# WRITTEN EXERCISE
Reproduce each line of the material exactly, minus any picture.

** start SOURCE EXCERPT **

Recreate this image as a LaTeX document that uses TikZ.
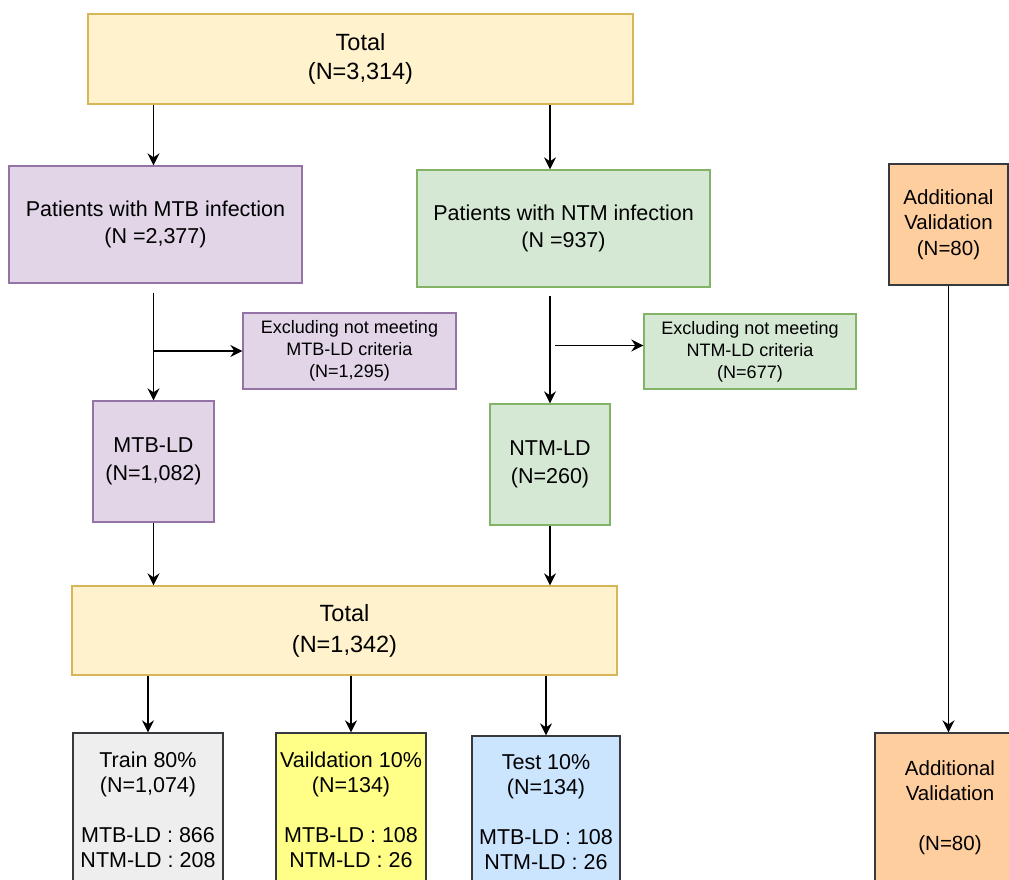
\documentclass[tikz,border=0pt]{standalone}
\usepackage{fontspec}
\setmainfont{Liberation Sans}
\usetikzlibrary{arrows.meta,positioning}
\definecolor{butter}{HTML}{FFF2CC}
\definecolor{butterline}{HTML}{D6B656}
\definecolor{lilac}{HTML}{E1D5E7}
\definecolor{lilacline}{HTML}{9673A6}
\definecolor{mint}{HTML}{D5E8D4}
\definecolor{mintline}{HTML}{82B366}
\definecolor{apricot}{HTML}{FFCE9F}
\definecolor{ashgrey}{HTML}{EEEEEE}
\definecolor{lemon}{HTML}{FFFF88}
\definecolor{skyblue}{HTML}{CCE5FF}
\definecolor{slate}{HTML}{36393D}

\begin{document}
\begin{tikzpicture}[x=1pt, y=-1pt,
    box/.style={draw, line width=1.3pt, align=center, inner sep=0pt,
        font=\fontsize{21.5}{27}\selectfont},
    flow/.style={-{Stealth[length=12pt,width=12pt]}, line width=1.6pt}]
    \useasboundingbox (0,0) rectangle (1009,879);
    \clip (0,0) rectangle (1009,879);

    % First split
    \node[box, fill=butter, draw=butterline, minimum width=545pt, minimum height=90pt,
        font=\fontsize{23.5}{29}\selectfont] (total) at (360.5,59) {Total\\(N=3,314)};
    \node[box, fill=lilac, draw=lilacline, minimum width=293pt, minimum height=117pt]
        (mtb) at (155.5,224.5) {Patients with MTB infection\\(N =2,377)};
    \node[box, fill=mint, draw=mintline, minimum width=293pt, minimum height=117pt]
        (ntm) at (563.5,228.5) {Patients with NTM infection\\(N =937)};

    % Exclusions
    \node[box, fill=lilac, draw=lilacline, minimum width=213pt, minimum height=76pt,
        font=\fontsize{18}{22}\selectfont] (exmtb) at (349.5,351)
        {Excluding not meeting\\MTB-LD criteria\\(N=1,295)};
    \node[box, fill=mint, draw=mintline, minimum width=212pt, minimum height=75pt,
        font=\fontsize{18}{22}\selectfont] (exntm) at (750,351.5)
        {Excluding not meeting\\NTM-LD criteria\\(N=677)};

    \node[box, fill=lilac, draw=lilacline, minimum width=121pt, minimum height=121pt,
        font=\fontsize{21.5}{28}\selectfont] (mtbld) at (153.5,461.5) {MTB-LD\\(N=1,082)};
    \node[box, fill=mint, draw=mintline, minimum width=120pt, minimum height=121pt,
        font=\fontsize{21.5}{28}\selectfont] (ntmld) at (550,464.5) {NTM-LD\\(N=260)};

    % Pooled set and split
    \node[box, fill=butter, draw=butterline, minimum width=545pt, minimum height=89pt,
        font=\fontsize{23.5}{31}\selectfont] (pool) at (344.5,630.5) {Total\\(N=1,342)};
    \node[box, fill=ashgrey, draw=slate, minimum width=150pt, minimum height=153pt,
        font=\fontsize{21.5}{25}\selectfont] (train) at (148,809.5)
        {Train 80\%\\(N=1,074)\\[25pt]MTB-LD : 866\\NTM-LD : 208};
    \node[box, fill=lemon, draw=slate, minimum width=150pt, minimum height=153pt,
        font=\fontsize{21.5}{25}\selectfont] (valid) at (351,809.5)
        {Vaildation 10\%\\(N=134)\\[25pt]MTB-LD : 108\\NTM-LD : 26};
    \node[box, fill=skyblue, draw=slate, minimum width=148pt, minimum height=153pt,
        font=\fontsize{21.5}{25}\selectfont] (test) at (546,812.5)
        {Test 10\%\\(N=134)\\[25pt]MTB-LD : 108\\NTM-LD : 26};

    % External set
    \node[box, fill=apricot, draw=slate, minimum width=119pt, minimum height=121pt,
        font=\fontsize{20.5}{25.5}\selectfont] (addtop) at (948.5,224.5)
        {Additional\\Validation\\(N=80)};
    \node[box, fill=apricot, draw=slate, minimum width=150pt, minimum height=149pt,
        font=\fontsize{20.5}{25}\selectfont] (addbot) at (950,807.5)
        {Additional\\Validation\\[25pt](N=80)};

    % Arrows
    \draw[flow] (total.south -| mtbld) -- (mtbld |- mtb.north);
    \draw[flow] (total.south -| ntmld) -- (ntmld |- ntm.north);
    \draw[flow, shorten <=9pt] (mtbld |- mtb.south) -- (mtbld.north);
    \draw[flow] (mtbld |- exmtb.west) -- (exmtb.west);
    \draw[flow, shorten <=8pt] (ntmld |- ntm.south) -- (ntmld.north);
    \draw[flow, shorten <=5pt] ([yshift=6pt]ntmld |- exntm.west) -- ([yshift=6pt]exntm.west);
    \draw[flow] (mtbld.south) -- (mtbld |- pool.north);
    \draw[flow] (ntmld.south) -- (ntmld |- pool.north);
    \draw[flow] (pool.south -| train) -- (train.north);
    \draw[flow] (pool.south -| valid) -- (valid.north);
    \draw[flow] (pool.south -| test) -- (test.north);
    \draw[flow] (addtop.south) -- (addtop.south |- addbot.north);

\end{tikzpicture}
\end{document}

** end SOURCE EXCERPT **

# PROBLEM SOLUTION
Recreate this image as a LaTeX document that uses TikZ.
\documentclass[tikz,border=0pt]{standalone}
\usepackage{fontspec}
\setmainfont{Liberation Sans}
\usetikzlibrary{arrows.meta,positioning}
\definecolor{butter}{HTML}{FFF2CC}
\definecolor{butterline}{HTML}{D6B656}
\definecolor{lilac}{HTML}{E1D5E7}
\definecolor{lilacline}{HTML}{9673A6}
\definecolor{mint}{HTML}{D5E8D4}
\definecolor{mintline}{HTML}{82B366}
\definecolor{apricot}{HTML}{FFCE9F}
\definecolor{ashgrey}{HTML}{EEEEEE}
\definecolor{lemon}{HTML}{FFFF88}
\definecolor{skyblue}{HTML}{CCE5FF}
\definecolor{slate}{HTML}{36393D}

\begin{document}
\begin{tikzpicture}[x=1pt, y=-1pt,
    box/.style={draw, line width=1.3pt, align=center, inner sep=0pt,
        font=\fontsize{21.5}{27}\selectfont},
    flow/.style={-{Stealth[length=12pt,width=12pt]}, line width=1.6pt}]
    \useasboundingbox (0,0) rectangle (1009,879);
    \clip (0,0) rectangle (1009,879);

    % First split
    \node[box, fill=butter, draw=butterline, minimum width=545pt, minimum height=90pt,
        font=\fontsize{23.5}{29}\selectfont] (total) at (360.5,59) {Total\\(N=3,314)};
    \node[box, fill=lilac, draw=lilacline, minimum width=293pt, minimum height=117pt]
        (mtb) at (155.5,224.5) {Patients with MTB infection\\(N =2,377)};
    \node[box, fill=mint, draw=mintline, minimum width=293pt, minimum height=117pt]
        (ntm) at (563.5,228.5) {Patients with NTM infection\\(N =937)};

    % Exclusions
    \node[box, fill=lilac, draw=lilacline, minimum width=213pt, minimum height=76pt,
        font=\fontsize{18}{22}\selectfont] (exmtb) at (349.5,351)
        {Excluding not meeting\\MTB-LD criteria\\(N=1,295)};
    \node[box, fill=mint, draw=mintline, minimum width=212pt, minimum height=75pt,
        font=\fontsize{18}{22}\selectfont] (exntm) at (750,351.5)
        {Excluding not meeting\\NTM-LD criteria\\(N=677)};

    \node[box, fill=lilac, draw=lilacline, minimum width=121pt, minimum height=121pt,
        font=\fontsize{21.5}{28}\selectfont] (mtbld) at (153.5,461.5) {MTB-LD\\(N=1,082)};
    \node[box, fill=mint, draw=mintline, minimum width=120pt, minimum height=121pt,
        font=\fontsize{21.5}{28}\selectfont] (ntmld) at (550,464.5) {NTM-LD\\(N=260)};

    % Pooled set and split
    \node[box, fill=butter, draw=butterline, minimum width=545pt, minimum height=89pt,
        font=\fontsize{23.5}{31}\selectfont] (pool) at (344.5,630.5) {Total\\(N=1,342)};
    \node[box, fill=ashgrey, draw=slate, minimum width=150pt, minimum height=153pt,
        font=\fontsize{21.5}{25}\selectfont] (train) at (148,809.5)
        {Train 80\%\\(N=1,074)\\[25pt]MTB-LD : 866\\NTM-LD : 208};
    \node[box, fill=lemon, draw=slate, minimum width=150pt, minimum height=153pt,
        font=\fontsize{21.5}{25}\selectfont] (valid) at (351,809.5)
        {Vaildation 10\%\\(N=134)\\[25pt]MTB-LD : 108\\NTM-LD : 26};
    \node[box, fill=skyblue, draw=slate, minimum width=148pt, minimum height=153pt,
        font=\fontsize{21.5}{25}\selectfont] (test) at (546,812.5)
        {Test 10\%\\(N=134)\\[25pt]MTB-LD : 108\\NTM-LD : 26};

    % External set
    \node[box, fill=apricot, draw=slate, minimum width=119pt, minimum height=121pt,
        font=\fontsize{20.5}{25.5}\selectfont] (addtop) at (948.5,224.5)
        {Additional\\Validation\\(N=80)};
    \node[box, fill=apricot, draw=slate, minimum width=150pt, minimum height=149pt,
        font=\fontsize{20.5}{25}\selectfont] (addbot) at (950,807.5)
        {Additional\\Validation\\[25pt](N=80)};

    % Arrows
    \draw[flow] (total.south -| mtbld) -- (mtbld |- mtb.north);
    \draw[flow] (total.south -| ntmld) -- (ntmld |- ntm.north);
    \draw[flow, shorten <=9pt] (mtbld |- mtb.south) -- (mtbld.north);
    \draw[flow] (mtbld |- exmtb.west) -- (exmtb.west);
    \draw[flow, shorten <=8pt] (ntmld |- ntm.south) -- (ntmld.north);
    \draw[flow, shorten <=5pt] ([yshift=6pt]ntmld |- exntm.west) -- ([yshift=6pt]exntm.west);
    \draw[flow] (mtbld.south) -- (mtbld |- pool.north);
    \draw[flow] (ntmld.south) -- (ntmld |- pool.north);
    \draw[flow] (pool.south -| train) -- (train.north);
    \draw[flow] (pool.south -| valid) -- (valid.north);
    \draw[flow] (pool.south -| test) -- (test.north);
    \draw[flow] (addtop.south) -- (addtop.south |- addbot.north);

\end{tikzpicture}
\end{document}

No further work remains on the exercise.